Spending increases listed for each year are incremental over that spent in prior years, as the KLRD reports shows approved expenditures at the beginning of the year is equal to the prior year total.

Governor Kelly’s budget is for just one year instead of the traditional two-year budget with a longer view, saying the state should move forward with ‘caution.’ The long-term view, however, shows her plan produces massive shortfalls.  Removing her KPERS pension reamortization plan and keeping the federal tax windfall produces a $140.6 million shortfall in FY 2022 and another $355.7 million spending reduction would be needed to avoid a shortfall in FY 2023.  To arrive at this, The Sentinel simply extended the KLRD profile by one year using KLRD revenue estimates from another profile and deleted the proposed pension reamortization.

But those shortfalls just keep the budget at a zero ending balance.  By law, Kansas is supposed to have an ending balance equal to 7.5 percent of the year’s expenditures, which would be about $600 million.

Senator Holland contends that returning taxpayers money to them will produce a negative ending balance, but that’s only after other changes included in Governor Kelly’s budget.  Kansas would have a positive ending balance in FY 2022 after returning the federal windfall absent the governor’s proposal to repay PMIB early, eliminating her spending increases, making KPERS pension payments as scheduled and refusing the court’s arguably unconstitutional demand for additional school funding.

If the current estimated impact of returning the federal windfall in SB 22 is accurate, doing so could produce a negative ending balance in FY 2023 if highway transers are reduced as Kelly proposes, eliminated in FY 2023 and another $95 million school funding increase is added that year.

Senate President Susan Wagle, a Wichita Republican, says returning the “federal windfall” to taxpayers is a priority this year, but Senate Democrats are pushing back. They say a plan to allow Kansas taxpayers to itemize on their state taxes whether they itemized on their federal taxes will put the state in a budget hole by 2022.

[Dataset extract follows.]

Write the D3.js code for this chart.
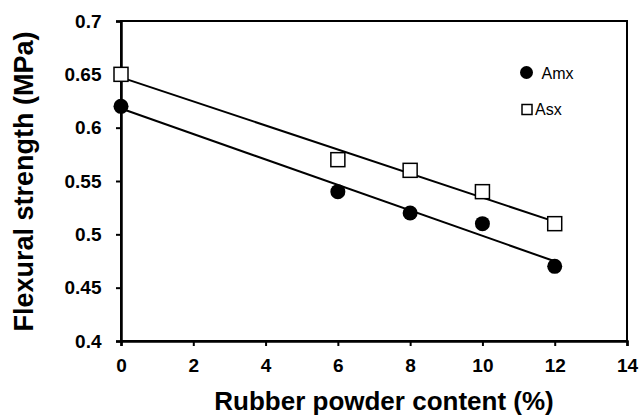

“It seems to me that their tax bill is going to squander the surplus from the beginning,” Sen. Anthony Hensley told the Cap-J.  Kansas Policy Institute president Dave Trabert disagrees with Senator Hensley, saying “It seems to me that Governor Kelly’s budget with big spending increases, coming on top of big school funding increases approved in the past, is squandering the surplus and setting Kansans up for another giant tax hike.”

Lawmakers continue to debate whether the state or taxpayers should be the beneficiaries of last year’s federal tax reform.

Lawmakers held hearings on Senate Bill 22 earlier this week.

Eric Stafford, vice president of government affairs for the Kansas Chamber, told the committee that federal tax reform in 2017 created unintended consequences in Kansas. Federal tax reform increased the standard deduction from about $13,000 to $24,000 for married couples. As a result, fewer taxpayers will itemize.

“That causes an increase in Kansas taxpayers state income tax liability because current law prohibits taxpayers from itemization if they do not itemize at the federal level,” he told the committee in written testimony.

Michael Austin, director of the Center for Entrepreneurial Government at Kansas Policy Institute, said what lawmakers decide will be telling. Does the money belong to the government? Or does it belong to the people?

“Not allowing Kansans the ability to itemize their deductions says the state doesn’t really wish to provide relief to Kansans,” Austin said.

Wagle’s proposal would send about $54 million to individual taxpayers. According to Stafford, a lack of action will also result in tax increases for Kansas businesses. Projections estimate that global businesses in Kansas would keep about $137 million of the “federal windfall.”

Members of the Kansas Senate passed a similar proposal last year, but the measure ended in a tie vote in the House, effectively killing it.

“Federal tax reform was done by the feds to provide some relief to Kansans but Kansas state law does not allow 100 percent of the savings to get to them,” Austin said.